The San Francisco Chronicle. “It’s about the size of seven ping-pong tables - and all yours starting at $279,000. A San Francisco design and development firm has begun marketing 98 tiny condominiums - ranging from 250 to 350 square feet - at the Cubix Yerba Buena building in SoMa.”
“Architect George Hauser is the first to say the studios are too small for many people, families in particular. He and local planning groups, however, believe the so-called micro units represent one means of providing more first-time home-buying opportunities in a city where most prices outstrip most incomes.”
“‘It’s not the last place a person might own, but a great place to spend three to five years as a young single … to build equity and move up,”‘ said Hauser.”
“The kitchen area includes a mini sink, two-burner electric cooktop, half fridge and microwave-convection oven. The appliances are stainless steel; the countertop synthetic brown stone. There isn’t room for a bed and a sofa, so each studio is staged with a sofa-bed. They come with a wardrobe but no closets.”
“The units cost $279,000 to $330,000. (Monthly homeowners’ association dues are around $270.) By comparison, the median price for all homes in San Francisco was $749,000 in July, according to MDA DataQuick. Given the generally high cost, only 39.3 percent of city residents own their homes, the lowest level among the state’s counties, according to a California Budget Project report.”
“Projects like the Cubix aren’t the end-all solution to San Francisco’s affordability challenges, but do offer one answer for one part of the market, said Sarah Karlinksy, policy director at the San Francisco Planning and Urban Research Association.”

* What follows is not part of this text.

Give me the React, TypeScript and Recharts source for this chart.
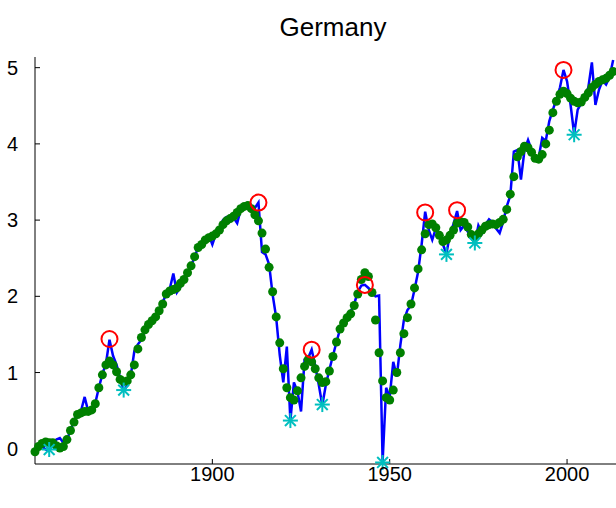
import React from "react";
import { ComposedChart, Line, Scatter, XAxis, YAxis } from "recharts";

// Germany, 1850-2013: raw series (blue line) and smoothed series (green dots)
const firstYear = 1850;

const raw = [
  -0.07, -0.01, 0.03, -0.01, -0.03, 0.07, 0.12, 0.14, 0.08, 0.12,
  0.24, 0.37, 0.46, 0.5, 0.68, 0.49, 0.51, 0.6, 0.8, 0.98,
  1.12, 1.43, 1.22, 1.1, 0.93, 0.76, 0.83, 0.96, 1.28, 1.37,
  1.43, 1.55, 1.63, 1.68, 1.73, 1.81, 1.93, 2.02, 2.1, 2.3,
  2.05, 2.12, 2.2, 2.3, 2.4, 2.52, 2.64, 2.7, 2.77, 2.8,
  2.68, 2.82, 2.89, 3.0, 3.04, 3.04, 3.03, 2.96, 3.14, 3.18,
  3.16, 3.11, 3.16, 3.23, 2.58, 2.55, 2.42, 2.02, 1.72, 1.23,
  0.87, 1.34, 0.37, 0.87, 0.75, 0.49, 1.17, 1.19, 1.3, 1.09,
  0.84, 0.57, 0.84, 1.04, 1.22, 1.4, 1.57, 1.66, 1.72, 1.8,
  1.9, 2.06, 2.14, 2.15, 2.11, 2.05, 2.0, 2.01, -0.17, 0.8,
  0.68, 1.14, 0.95, 1.36, 1.69, 1.82, 1.88, 2.09, 2.32, 2.68,
  3.11, 2.87, 2.74, 2.89, 2.8, 2.68, 2.56, 2.82, 2.95, 3.12,
  2.87, 2.93, 2.85, 2.78, 2.7, 2.93, 2.83, 2.94, 3.01, 2.97,
  2.89, 2.83, 2.98, 3.18, 3.32, 3.9, 3.92, 3.53, 3.92, 4.05,
  3.92, 3.79, 3.82, 4.08, 4.04, 4.3, 4.45, 4.58, 4.74, 4.97,
  4.82, 4.51, 4.13, 4.45, 4.53, 4.61, 4.74, 5.07, 4.51, 4.71,
  4.83, 4.78, 4.88, 5.1,
];

const trend = [
  -0.04, 0.03, 0.07, 0.09, 0.08, 0.08, 0.04, 0.01, 0.03, 0.12,
  0.24, 0.35, 0.45, 0.47, 0.49, 0.49, 0.51, 0.59, 0.8, 0.97,
  1.1, 1.15, 1.1, 1.01, 0.91, 0.88, 0.89, 0.97, 1.1, 1.31,
  1.46, 1.56, 1.63, 1.68, 1.73, 1.81, 1.9, 2.03, 2.07, 2.09,
  2.11, 2.17, 2.22, 2.31, 2.4, 2.52, 2.64, 2.68, 2.74, 2.77,
  2.79, 2.82, 2.87, 2.94, 2.99, 3.02, 3.05, 3.1, 3.15, 3.18,
  3.19, 3.15, 3.07, 2.99, 2.83, 2.62, 2.38, 2.06, 1.73, 1.39,
  1.05, 0.8, 0.67, 0.64, 0.76, 0.93, 1.08, 1.17, 1.14, 1.05,
  0.93, 0.87, 0.88, 1.02, 1.21, 1.4, 1.57, 1.65, 1.72, 1.77,
  1.88, 2.03, 2.22, 2.31, 2.26, 2.05, 1.69, 1.26, 0.89, 0.67,
  0.64, 0.77, 1.0, 1.26, 1.51, 1.72, 1.9, 2.11, 2.36, 2.61,
  2.82, 2.94, 2.95, 2.9, 2.8, 2.72, 2.74, 2.8, 2.87, 2.96,
  2.98, 2.97, 2.91, 2.81, 2.77, 2.82, 2.87, 2.92, 2.94, 2.95,
  2.94, 2.97, 3.01, 3.14, 3.34, 3.57, 3.83, 3.9, 3.97, 3.95,
  3.89, 3.81, 3.8, 3.86, 4.0, 4.18, 4.41, 4.56, 4.65, 4.69,
  4.66, 4.6, 4.56, 4.54, 4.55, 4.61, 4.67, 4.74, 4.78, 4.82,
  4.84, 4.86, 4.9, 4.95,
];

const peakYears = [1871, 1913, 1928, 1943, 1960, 1969, 1999];
const peakValues = [1.44, 3.23, 1.3, 2.15, 3.1, 3.13, 4.97];

const troughYears = [1854, 1875, 1922, 1931, 1948, 1966, 1974, 2002];
const troughValues = [-0.01, 0.77, 0.37, 0.58, -0.18, 2.55, 2.7, 4.12];

const xTicks = [1900, 1950, 2000];
const yTicks = [0, 1, 2, 3, 4, 5];

const rows = raw.map((v, i) => ({ year: firstYear + i, raw: v, trend: trend[i] }));
const peakRows = peakYears.map((y, i) => ({ year: y, value: peakValues[i] }));
const troughRows = troughYears.map((y, i) => ({ year: y, value: troughValues[i] }));

const font = "'Liberation Sans', Arial, Helvetica, sans-serif";

const GreenDot = (p: any) => <circle cx={p.cx} cy={p.cy} r={4.5} fill="#008000" />;

const Ring = (p: any) => (
  <circle cx={p.cx} cy={p.cy} r={8} fill="none" stroke="#ff0000" strokeWidth={2} />
);

const Star = (p: any) => {
  const s = 7.5;
  const d = s * 0.72;
  const { cx, cy } = p;
  return (
    <g stroke="#00bfbf" strokeWidth={2} strokeLinecap="butt">
      <line x1={cx} y1={cy - s} x2={cx} y2={cy + s} />
      <line x1={cx - s} y1={cy} x2={cx + s} y2={cy} />
      <line x1={cx - d} y1={cy - d} x2={cx + d} y2={cy + d} />
      <line x1={cx - d} y1={cy + d} x2={cx + d} y2={cy - d} />
    </g>
  );
};

export default function App() {
  return (
    <div style={{ position: "absolute", left: 0, top: 0, width: 616, height: 508, background: "#fff" }}>
      <div
        style={{
          position: "absolute",
          top: 12,
          left: 0,
          width: 666,
          textAlign: "center",
          fontFamily: font,
          fontSize: 26,
          color: "#000",
        }}
      >
        Germany
      </div>
      <ComposedChart
        width={616}
        height={508}
        data={rows}
        margin={{ top: 57, right: 0, bottom: 14, left: 0 }}
      >
        <XAxis
          dataKey="year"
          type="number"
          domain={[1850, 2013.8]}
          ticks={xTicks}
          height={30}
          tickSize={-5}
          tickMargin={8}
          axisLine={{ stroke: "#000" }}
          tickLine={{ stroke: "#000" }}
          tick={{ fill: "#000", fontSize: 20, fontFamily: font }}
        />
        <YAxis
          type="number"
          domain={[-0.2, 5.14]}
          ticks={yTicks}
          width={35}
          tickSize={-5}
          tickMargin={22}
          axisLine={{ stroke: "#000" }}
          tickLine={{ stroke: "#000" }}
          tick={{ fill: "#000", fontSize: 20, fontFamily: font }}
        />
        <Line
          dataKey="raw"
          stroke="#0000ff"
          strokeWidth={2.5}
          dot={false}
          isAnimationActive={false}
        />
        <Scatter dataKey="trend" data={rows} shape={GreenDot} isAnimationActive={false} />
        <Scatter dataKey="value" data={peakRows} shape={Ring} isAnimationActive={false} />
        <Scatter dataKey="value" data={troughRows} shape={Star} isAnimationActive={false} />
      </ComposedChart>
    </div>
  );
}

“‘What it’s doing is providing middle-income housing without a subsidy,’ she said. ‘It gives them a toehold.’”
The Marin Independent Journal. “When writing his recent book, ‘House Lust: America’s Obsession with Our Homes’, Dan McGinn sought real-life examples to combine with research to reveal why so many of us have turned a basic need - shelter - into an arms race for square footage and eye-popping digs.”
“I could have been his poster girl. Seriously, if I went to a 12-Step meeting for Home Improvers Anonymous, I would sound like this: Yes, I have over improved for the neighborhood. Yes, I’ve poured money into my home that I should have put it into a retirement account. Yes, I’ve gotten caught up in remodel fever and blown the construction budget to add something I really, really wanted even though I did not get that money back in the resale. Yes, in the face of home renovation, I am as powerless as a gambler at the track.”
“But McGinn didn’t need me. He found no shortage of subjects. Fortunately, McGinn doesn’t condemn people like me, but rather comments and commiserates. He’s one of us, which is why I kept turning the pages. I also wanted to know why Amazon kept partnering my book with his: ‘People who bought ‘The House Always Wins’ also bought ‘ Lust.’ I learned why.”
“He, being much deeper than I am, also ponders why yesterday’s luxuries - two dishwashers, home gyms, nanny rooms, massage rooms, rooms for potting plants and gift wrapping, stereo systems for swimming pools, life-size stages for kids’ theater productions - have become today’s necessities.”
“(Answer: ego, ‘I’ve arrived and deserve it’; competition, ‘I must keep up with the Joneses’; and greed, ‘I’ll get the investment back and more on the resale.’) Which begins to explain why some people would sell a kidney to get granite countertops.”
“When I called him at his Newsweek office, he said, ‘During the boom, we got into the trading up mentality. People thought, ‘Our house is up 30 percent; let’s cash in and move up.’”
“I squirmed recalling how five years ago, I sold my Southern California house, which had appreciated nicely in the seven years I’d owned it, and bought a bigger house on more land in Colorado for less money. ‘We lived through a housing period where it was raining money. Only an idiot wouldn’t have put a bucket outside to catch some.’ (At least he doesn’t think I’m an idiot.)”
“‘Are you saying we need to stop lusting?’ I asked nervously. Absolutely not, he assured. (Whew!) We just need to lust more intelligently.”
“A healthier attitude, McGinn says: ‘Living through an era when we thought our homes may make us rich has resulted in a permanent shift in thinking - one that will leave many of us happily obsessed with houses for years to come.’”
“All the wiser, McGinn concedes, ‘As for me, my obsession remains largely intact.’ Ditto.”